§ **WHAT IS REQUIRED**:
Word for word, quote all of the material, omitting the pictures.
######
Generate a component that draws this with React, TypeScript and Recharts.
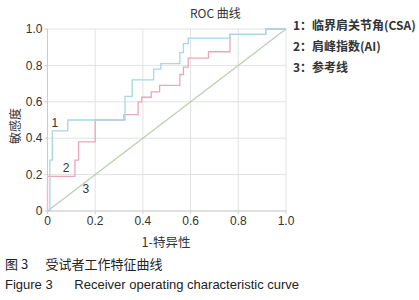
import React from 'react';
import { LineChart, Line, XAxis, YAxis, CartesianGrid, ReferenceDot } from 'recharts';

// ROC 曲线：每个点为台阶的拐角（1-特异性, 敏感度）
const csaFpr = [0, 0.01, 0.02, 0.085, 0.325, 0.355, 0.445, 0.475, 0.555, 0.57, 0.59, 0.765, 0.915, 1];
const csaTpr = [0, 0.28, 0.44, 0.5, 0.63, 0.72, 0.78, 0.81, 0.87, 0.92, 0.95, 0.97, 1, 1];

const aiFpr = [0, 0, 0.115, 0.13, 0.2, 0.32, 0.38, 0.395, 0.435, 0.47, 0.555, 0.57, 0.59, 0.675, 0.765, 0.915, 1];
const aiTpr = [0, 0.19, 0.28, 0.38, 0.5, 0.53, 0.6, 0.625, 0.655, 0.69, 0.75, 0.79, 0.84, 0.875, 0.97, 1, 1];

const refFpr = [0, 1];
const refTpr = [0, 1];

const ticks = [0, 0.2, 0.4, 0.6, 0.8, 1.0];

const legendItems = ['1：临界肩关节角(CSA)', '2：肩峰指数(AI)', '3：参考线'];

const toPoints = (xs: number[], ys: number[]) => xs.map((x, i) => ({ x, y: ys[i] }));

const csaData = toPoints(csaFpr, csaTpr);
const aiData = toPoints(aiFpr, aiTpr);
const refData = toPoints(refFpr, refTpr);

const fmt = (v: number) => (v === 0 ? '0' : v.toFixed(1));

const sans = '"Liberation Sans", Arial, "Noto Sans CJK SC", sans-serif';
const cjk = '"Noto Sans CJK SC", "Liberation Sans", sans-serif';

export default function App() {
    const tickStyle = { fontSize: 12, fill: '#333', fontFamily: sans };
    const curveLabel = (v: string) => ({ value: v, position: 'center' as const, fontSize: 12, fill: '#333', fontFamily: sans });
    return (
        <div style={{ position: 'absolute', left: 0, top: 0, width: 419, height: 300, background: '#fff', overflow: 'hidden' }}>
            <LineChart
                width={300}
                height={240}
                margin={{ top: 29, right: 14, bottom: 9, left: 7.5 }}
                style={{ position: 'absolute', left: 0, top: 0 }}
            >
                <CartesianGrid stroke="#e2e2e2" strokeWidth={1} />
                <XAxis
                    type="number"
                    dataKey="x"
                    domain={[0, 1]}
                    ticks={ticks}
                    tickFormatter={fmt}
                    tick={tickStyle}
                    tickSize={3}
                    tickMargin={2}
                    height={20}
                    stroke="#cfcfcf"
                    allowDuplicatedCategory={false}
                />
                <YAxis
                    type="number"
                    dataKey="y"
                    domain={[0, 1]}
                    ticks={ticks}
                    tickFormatter={fmt}
                    tick={tickStyle}
                    tickSize={3}
                    tickMargin={2}
                    width={40}
                    stroke="#d9c6cc"
                />
                <Line data={refData} dataKey="y" type="linear" stroke="#bccfb4" strokeWidth={1.3} dot={false} isAnimationActive={false} />
                <Line data={aiData} dataKey="y" type="stepAfter" stroke="#eba7b8" strokeWidth={1.3} dot={false} isAnimationActive={false} />
                <Line data={csaData} dataKey="y" type="stepAfter" stroke="#a6d6e8" strokeWidth={1.3} dot={false} isAnimationActive={false} />
                <ReferenceDot x={0.031} y={0.485} r={0} stroke="none" label={curveLabel('1')} />
                <ReferenceDot x={0.078} y={0.236} r={0} stroke="none" label={curveLabel('2')} />
                <ReferenceDot x={0.161} y={0.12} r={0} stroke="none" label={curveLabel('3')} />
            </LineChart>

            <div style={{ position: 'absolute', left: 190, top: 5, fontSize: 12, color: '#333', fontFamily: cjk, lineHeight: '16px', whiteSpace: 'nowrap' }}>
                ROC 曲线
            </div>
            <div style={{ position: 'absolute', left: 7, top: 126, transform: 'translate(-50%, -50%) rotate(-90deg)', transformOrigin: 'center', fontSize: 12, color: '#333', fontFamily: cjk, whiteSpace: 'nowrap', marginLeft: 8, lineHeight: '14px' }}>
                敏感度
            </div>
            <div style={{ position: 'absolute', left: 166, top: 242, transform: 'translate(-50%, -50%)', fontSize: 12.5, color: '#333', fontFamily: cjk, whiteSpace: 'nowrap', lineHeight: '14px' }}>
                1-特异性
            </div>

            {legendItems.map((t, i) => (
                <div
                    key={t}
                    style={{ position: 'absolute', left: 293, top: 17 + i * 21, fontSize: 12, fontWeight: 700, color: '#333', fontFamily: cjk, whiteSpace: 'nowrap', lineHeight: '16px' }}
                >
                    {t}
                </div>
            ))}

            <div style={{ position: 'absolute', left: 5, top: 256, fontSize: 13, color: '#222', fontFamily: cjk, whiteSpace: 'pre', lineHeight: '16px' }}>
                {'图 3      受试者工作特征曲线'}
            </div>
            <div style={{ position: 'absolute', left: 5, top: 277, fontSize: 13, color: '#222', fontFamily: sans, whiteSpace: 'pre', lineHeight: '16px' }}>
                {'Figure 3      Receiver operating characteristic curve'}
            </div>
        </div>
    );
}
######
§ **SOLUTION TO THIS PROBLEM**:
Generate a component that draws this with React, TypeScript and Recharts.
import React from 'react';
import { LineChart, Line, XAxis, YAxis, CartesianGrid, ReferenceDot } from 'recharts';

// ROC 曲线：每个点为台阶的拐角（1-特异性, 敏感度）
const csaFpr = [0, 0.01, 0.02, 0.085, 0.325, 0.355, 0.445, 0.475, 0.555, 0.57, 0.59, 0.765, 0.915, 1];
const csaTpr = [0, 0.28, 0.44, 0.5, 0.63, 0.72, 0.78, 0.81, 0.87, 0.92, 0.95, 0.97, 1, 1];

const aiFpr = [0, 0, 0.115, 0.13, 0.2, 0.32, 0.38, 0.395, 0.435, 0.47, 0.555, 0.57, 0.59, 0.675, 0.765, 0.915, 1];
const aiTpr = [0, 0.19, 0.28, 0.38, 0.5, 0.53, 0.6, 0.625, 0.655, 0.69, 0.75, 0.79, 0.84, 0.875, 0.97, 1, 1];

const refFpr = [0, 1];
const refTpr = [0, 1];

const ticks = [0, 0.2, 0.4, 0.6, 0.8, 1.0];

const legendItems = ['1：临界肩关节角(CSA)', '2：肩峰指数(AI)', '3：参考线'];

const toPoints = (xs: number[], ys: number[]) => xs.map((x, i) => ({ x, y: ys[i] }));

const csaData = toPoints(csaFpr, csaTpr);
const aiData = toPoints(aiFpr, aiTpr);
const refData = toPoints(refFpr, refTpr);

const fmt = (v: number) => (v === 0 ? '0' : v.toFixed(1));

const sans = '"Liberation Sans", Arial, "Noto Sans CJK SC", sans-serif';
const cjk = '"Noto Sans CJK SC", "Liberation Sans", sans-serif';

export default function App() {
    const tickStyle = { fontSize: 12, fill: '#333', fontFamily: sans };
    const curveLabel = (v: string) => ({ value: v, position: 'center' as const, fontSize: 12, fill: '#333', fontFamily: sans });
    return (
        <div style={{ position: 'absolute', left: 0, top: 0, width: 419, height: 300, background: '#fff', overflow: 'hidden' }}>
            <LineChart
                width={300}
                height={240}
                margin={{ top: 29, right: 14, bottom: 9, left: 7.5 }}
                style={{ position: 'absolute', left: 0, top: 0 }}
            >
                <CartesianGrid stroke="#e2e2e2" strokeWidth={1} />
                <XAxis
                    type="number"
                    dataKey="x"
                    domain={[0, 1]}
                    ticks={ticks}
                    tickFormatter={fmt}
                    tick={tickStyle}
                    tickSize={3}
                    tickMargin={2}
                    height={20}
                    stroke="#cfcfcf"
                    allowDuplicatedCategory={false}
                />
                <YAxis
                    type="number"
                    dataKey="y"
                    domain={[0, 1]}
                    ticks={ticks}
                    tickFormatter={fmt}
                    tick={tickStyle}
                    tickSize={3}
                    tickMargin={2}
                    width={40}
                    stroke="#d9c6cc"
                />
                <Line data={refData} dataKey="y" type="linear" stroke="#bccfb4" strokeWidth={1.3} dot={false} isAnimationActive={false} />
                <Line data={aiData} dataKey="y" type="stepAfter" stroke="#eba7b8" strokeWidth={1.3} dot={false} isAnimationActive={false} />
                <Line data={csaData} dataKey="y" type="stepAfter" stroke="#a6d6e8" strokeWidth={1.3} dot={false} isAnimationActive={false} />
                <ReferenceDot x={0.031} y={0.485} r={0} stroke="none" label={curveLabel('1')} />
                <ReferenceDot x={0.078} y={0.236} r={0} stroke="none" label={curveLabel('2')} />
                <ReferenceDot x={0.161} y={0.12} r={0} stroke="none" label={curveLabel('3')} />
            </LineChart>

            <div style={{ position: 'absolute', left: 190, top: 5, fontSize: 12, color: '#333', fontFamily: cjk, lineHeight: '16px', whiteSpace: 'nowrap' }}>
                ROC 曲线
            </div>
            <div style={{ position: 'absolute', left: 7, top: 126, transform: 'translate(-50%, -50%) rotate(-90deg)', transformOrigin: 'center', fontSize: 12, color: '#333', fontFamily: cjk, whiteSpace: 'nowrap', marginLeft: 8, lineHeight: '14px' }}>
                敏感度
            </div>
            <div style={{ position: 'absolute', left: 166, top: 242, transform: 'translate(-50%, -50%)', fontSize: 12.5, color: '#333', fontFamily: cjk, whiteSpace: 'nowrap', lineHeight: '14px' }}>
                1-特异性
            </div>

            {legendItems.map((t, i) => (
                <div
                    key={t}
                    style={{ position: 'absolute', left: 293, top: 17 + i * 21, fontSize: 12, fontWeight: 700, color: '#333', fontFamily: cjk, whiteSpace: 'nowrap', lineHeight: '16px' }}
                >
                    {t}
                </div>
            ))}

            <div style={{ position: 'absolute', left: 5, top: 256, fontSize: 13, color: '#222', fontFamily: cjk, whiteSpace: 'pre', lineHeight: '16px' }}>
                {'图 3      受试者工作特征曲线'}
            </div>
            <div style={{ position: 'absolute', left: 5, top: 277, fontSize: 13, color: '#222', fontFamily: sans, whiteSpace: 'pre', lineHeight: '16px' }}>
                {'Figure 3      Receiver operating characteristic curve'}
            </div>
        </div>
    );
}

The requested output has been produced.